Today, Nicola Bianchi is engaged in research about the design of electrical machines, especially for drives applications. He is author and co-author of several scientific papers on electrical machines and drives, and of two international books on the same subject (one of them is reviewed here). One of his teaching activities deals with the design of electrical machines, where he introduced the finite element analysis approach as part of the course. The book "Electrical Machine Analysis using Finite Elements" originates from the lecture notes of this particular course.

### Unofficial Errata

I have been studying some parts of this book in detail and want to share some errata and helpful remarks with you.

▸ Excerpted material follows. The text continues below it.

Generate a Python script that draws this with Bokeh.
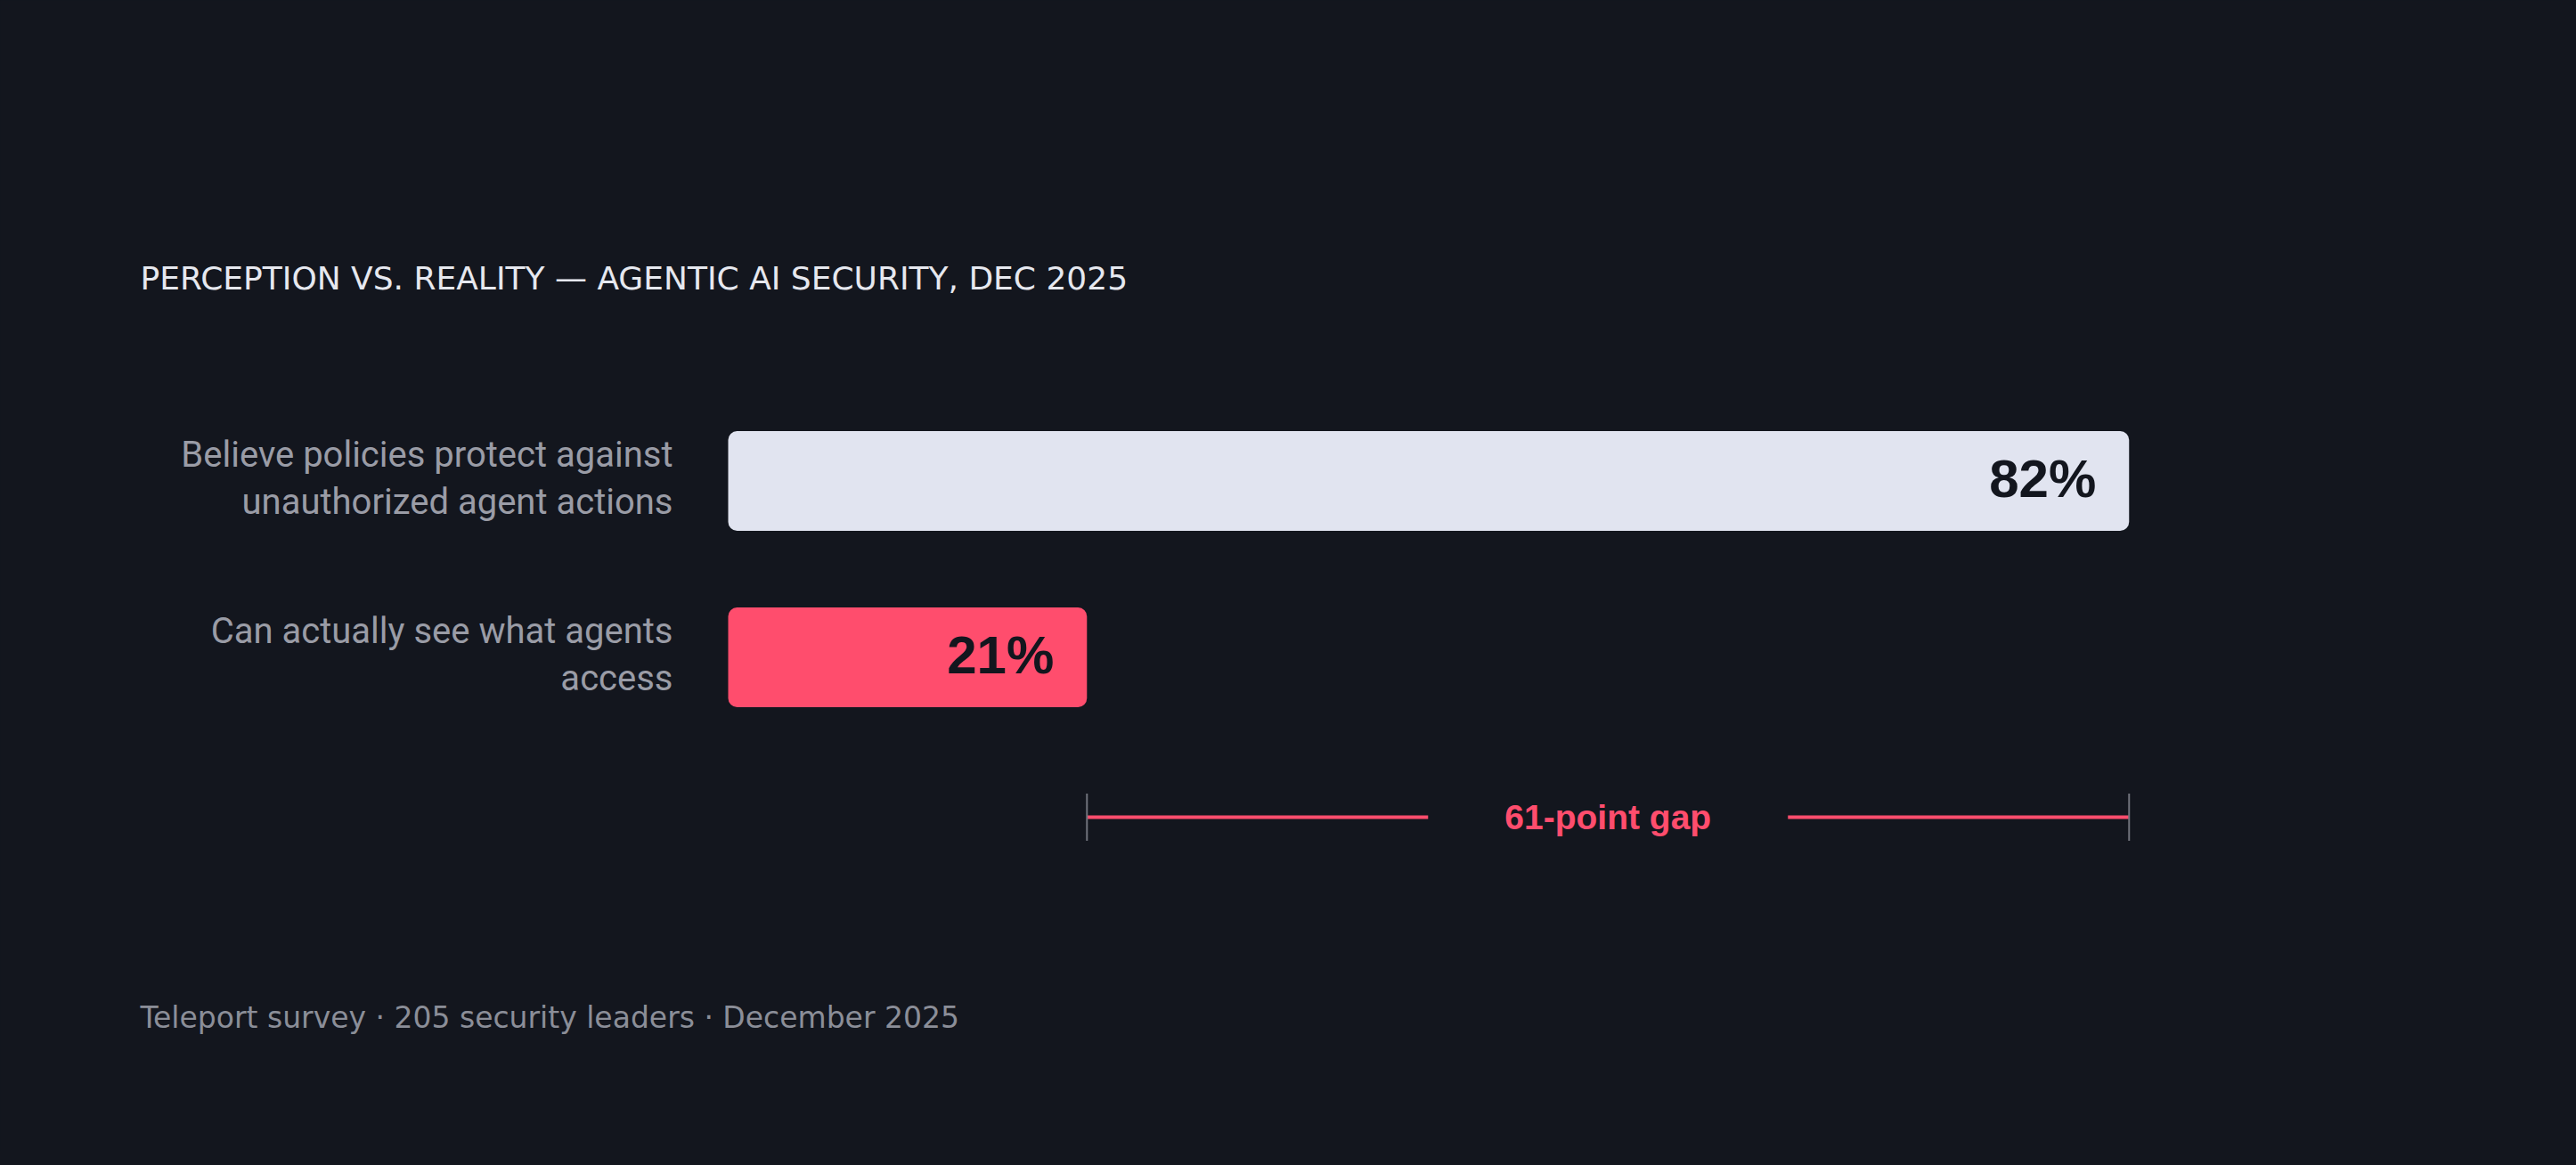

Hopefully it helps you to avoid some misunderstandings and problems that I have been running into.

Page 44:
Not sure if the area $A_m$ is always getting positive in equation (3.21) as it should. To be on the safe side, consider making the area an absolute value. An alternative representation of the area of the m-th triangular element is: $$A_m = \left|\frac{1}{2} [(x_2-x_1)\cdot(y_3-y_1)-(x_3-x_1)\cdot(y_2-y_1)] \right|$$
Page 47f:
The last term (driving force) in the functional of the m-th element $F_m$ in equations (3.33), (3.36), and twice in (3.37) should have a negative sign instead of a positive sign. In such a way, these equations correspond with equations (3.13) and (3.39).
Page 49f:
Please consider that the orientation of the local functionals is important. In Figure 3.3, the functional $F_a$ is oriented counterclockwise, while the functional $F_b$ is oriented clockwise. The orientation of the functionals is connected to the direction of the driving forces $t_i$, which is not considered in equations (3.40) and (3.41), respectively.
Page 58:
The generic component of the column vector $[T_m]$ in equation (3.82) should read as: $$t_i = \frac{1}{2\mu}\left( B_{res,y}q_i-B_{res,x}r_i\right)$$ The driving force of a permanent magnet is proportional to the residual flux density times the length of the magnet. In a triangular element, however, the average length is only half the length of the maximum length ($r_i$, respectively $q_i$), which explains the missing factor 2 in equation (3.82).